There’s zealotry in the west today that demands purity. No dysfunctions, no disagreements,  but suffocating conformity – and it’s arrived at exactly the same time that we are fracturing culturally. Nadija’s observation was that the main concern in Sarajevo was not which ethnic grouping you belonged to, but whether you were a good neighbour or not. It’s interesting that Jesus had stuff about neighbourliness, and what made a good one. The story of the good Samaritan is a case in point for Croats – it’s the story of the good Serb or for Serbs – the story of the good Muslim or in my case – from northern Ireland – the story of the good Catholic.

Jesus isn’t naïve – he acknowledges that we have enemies as well as neighbours. How are we to respond to our enemies? We love them and do good to those who persecute us because that’s what Jesus did. Central to our intuitional religion is the idea that we – and we alone – are ok … and perhaps those who agree with us. Our selfishness is somehow warranted, and our rejection of others is simply our way of getting rid of negativity in our lives. Those who disagree with us or are – in our terms – dysfunctional, and are enemies worth despising.

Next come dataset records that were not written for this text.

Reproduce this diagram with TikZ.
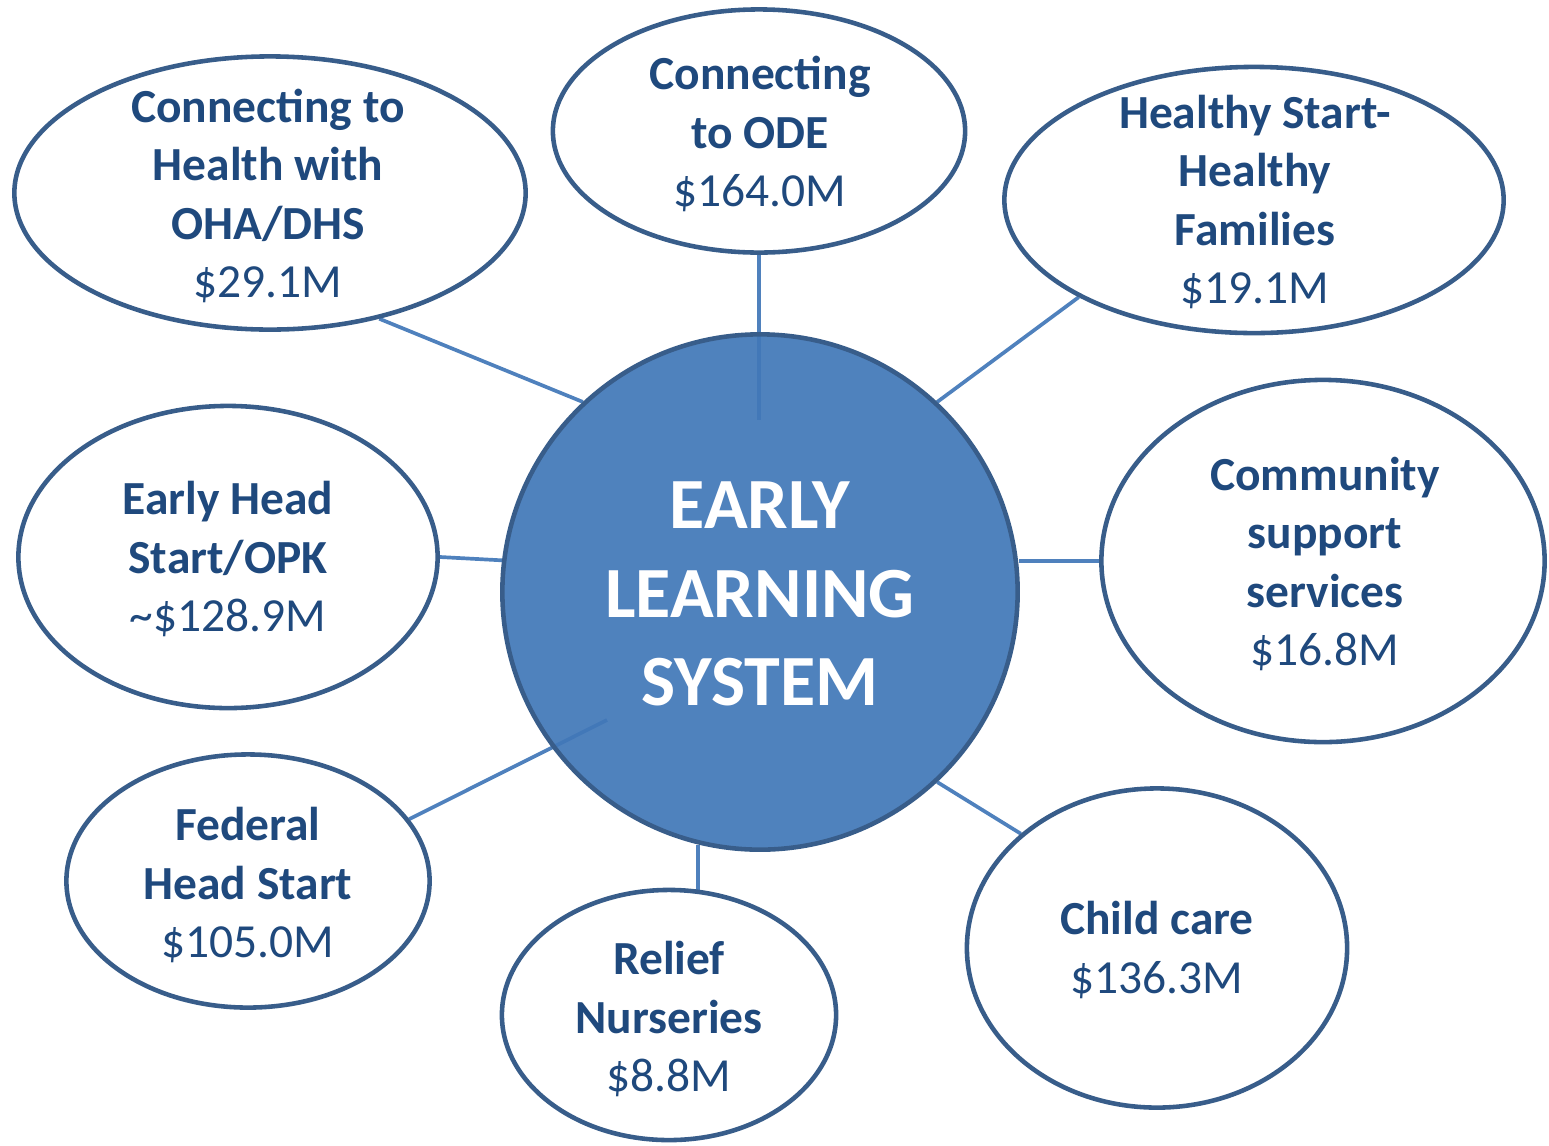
\documentclass[tikz,border=0pt]{standalone}
\usepackage{fontspec}
\setmainfont{Carlito}
\usetikzlibrary{shapes.geometric,backgrounds}
\definecolor{txtblue}{HTML}{1F497D}
\definecolor{fillblue}{HTML}{4278B8}
\definecolor{edgeblue}{HTML}{385D8A}
\definecolor{linkblue}{HTML}{4F81BD}
\tikzset{
  bub/.style={ellipse, draw=edgeblue, line width=1.3pt, fill=white, inner sep=0pt},
  hub/.style={circle, draw=edgeblue, line width=1.3pt, fill=fillblue, fill opacity=0.93, draw opacity=1, text opacity=1, inner sep=0pt, minimum size=5.15cm},
  lbl/.style={align=center, text=txtblue, inner sep=0pt, font=\fontsize{13.5}{16.6}\selectfont},
  hublbl/.style={align=center, text=white, inner sep=0pt, font=\fontsize{20.5}{25.2}\selectfont\bfseries},
  link/.style={draw=linkblue, line width=1.05pt}
}
\begin{document}
\begin{tikzpicture}[x=0.01cm,y=-0.01cm]
\useasboundingbox (0,0) rectangle (1549,1145);
% bubbles
\node[bub, minimum width=5.11cm, minimum height=2.73cm] (e1) at (270,193) {};
\node[bub, minimum width=4.12cm, minimum height=2.43cm] (e2) at (759,131) {};
\node[bub, minimum width=4.99cm, minimum height=2.66cm] (e3) at (1254,200) {};
\node[bub, minimum width=4.43cm, minimum height=3.62cm] (e4) at (1323,561) {};
\node[bub, minimum width=3.80cm, minimum height=3.19cm] (e5) at (1157,948) {};
\node[bub, minimum width=3.34cm, minimum height=2.50cm] (e6) at (669,1015) {};
\node[bub, minimum width=3.63cm, minimum height=2.53cm] (e7) at (248,881) {};
\node[bub, minimum width=4.19cm, minimum height=3.02cm] (e8) at (228,557) {};
% hub
\node[hub] (c) at (760,592) {};
\coordinate (odein) at (759,420);
\coordinate (fedin) at (607,720);
% connectors
\begin{scope}[on background layer]
\draw[link] (e1.-49) -- (c.133.3);
\draw[link] (e2.south) -- (odein);
\draw[link] (e3.-151.5) -- (c.47.3);
\draw[link] (e4.west) -- (c.6.8 |- e4.west);
\draw[link] (e5.140.5) -- (c.-47.2);
\draw[link] (e6.77) -- (c.-103.8 -| e6.77);
\draw[link] (e7.21.3) -- (fedin);
\draw[link] (e8.east) -- (c.173.1);
\end{scope}
% labels
\node[lbl] (t1) at (268,196) {\textbf{Connecting to}\\\textbf{Health with}\\\textbf{OHA/DHS}\\\$29.1M};
\node[lbl] (t2) at (760,134) {\textbf{Connecting}\\\textbf{to ODE}\\\$164.0M};
\node[lbl] (t3) at (1255,202) {\textbf{Healthy Start-}\\\textbf{Healthy}\\\textbf{Families}\\\$19.1M};
\node[lbl] (t4) at (1325,564) {\textbf{Community}\\\textbf{support}\\\textbf{services}\\\$16.8M};
\node[lbl] (t5) at (1157,950) {\textbf{Child care}\\\$136.3M};
\node[lbl] (t6) at (669,1019) {\textbf{Relief}\\\textbf{Nurseries}\\\$8.8M};
\node[lbl] (t7) at (248,885) {\textbf{Federal}\\\textbf{Head Start}\\\$105.0M};
\node[lbl] (t8) at (228,559) {\textbf{Early Head}\\\textbf{Start/OPK}\\\textasciitilde\$128.9M};
\node[hublbl] (tc) at (760,594) {EARLY\\LEARNING\\SYSTEM};
\end{tikzpicture}
\end{document}
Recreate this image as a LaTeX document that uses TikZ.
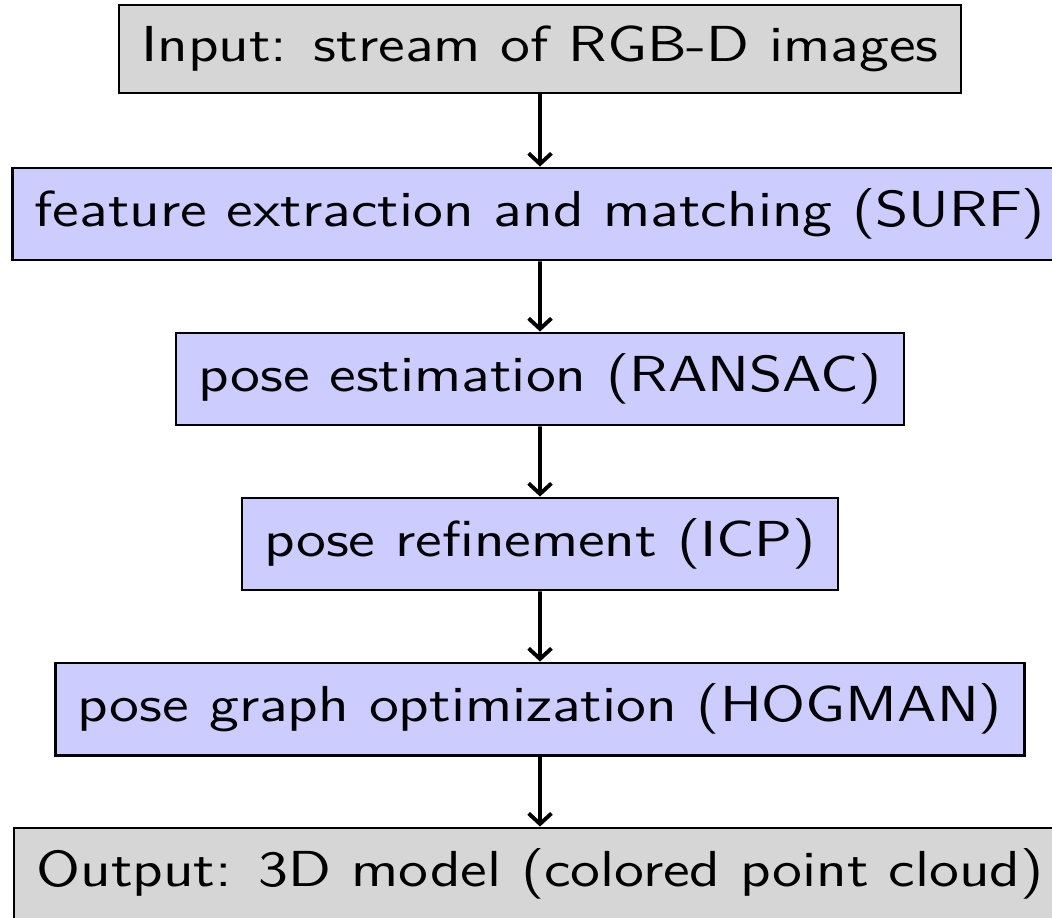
\documentclass[tikz,border=0pt]{standalone}
\usetikzlibrary{arrows.meta}
\tikzset{
  stage/.style={draw, semithick, fill=blue!20, inner xsep=5.25pt, inner ysep=6pt, font=\fontsize{14.4}{17}\selectfont\sffamily, xscale=1.205, transform shape},
  iobox/.style={stage, fill=gray!32},
  flow/.style={line width=1.1pt, -{Straight Barb[length=3pt,width=6.5pt]}}
}
\begin{document}
\begin{tikzpicture}
	\useasboundingbox (-5.40,0.49) rectangle (5.12,-8.68);
	% pipeline
	\node[iobox] (input) at (0,0) {Input: stream of RGB-D images};
	\node[stage] (surf) at (0,-1.65) {feature extraction and matching (SURF)};
	\node[stage] (ransac) at (0,-3.30) {pose estimation (RANSAC)};
	\node[stage] (icp) at (0,-4.95) {pose refinement (ICP)};
	\node[stage] (hogman) at (0,-6.60) {pose graph optimization (HOGMAN)};
	\node[iobox] (output) at (0,-8.25) {Output: 3D model (colored point cloud)};
	% arrows
	\foreach \a/\b in {input/surf, surf/ransac, ransac/icp, icp/hogman, hogman/output}
		\draw[flow] (\a) -- (\b);
\end{tikzpicture}
\end{document}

Never before have we had so many opportunities for conflict while having so few tools to deal with it. It’s Balkanisation all the way down. The beauty of Children of Men is its final scene. The premise of the story is that women across the globe have stopped giving birth, and without children, wombs are empty, schools are empty, playgrounds are barren and hearts are destitute. However, in the bloodbath of the ensuing fighting, a child is born. As that child is carried out of a shrapnel-shredded building soldiers lower their guns, wonder crosses their faces and tenderness fills their hearts. Hope for the future is rekindled. The children of men stop focusing on themselves and see their desperate need for something outside themselves to bring them back together.

The book of Ephesians in the Bible says of Jesus Christ that he himself is our peace. Jesus is the man who halts the dreaded Balkanisation overtaking us. He stops the churn, he brings warring parties together and he does the ultimate good for his cultural, political and spiritual enemies by dying for them.

If the political churn we have been experiencing in the west is a sign of a deeper existential churn that is building within our culture, then Jesus is someone worth kneeling before.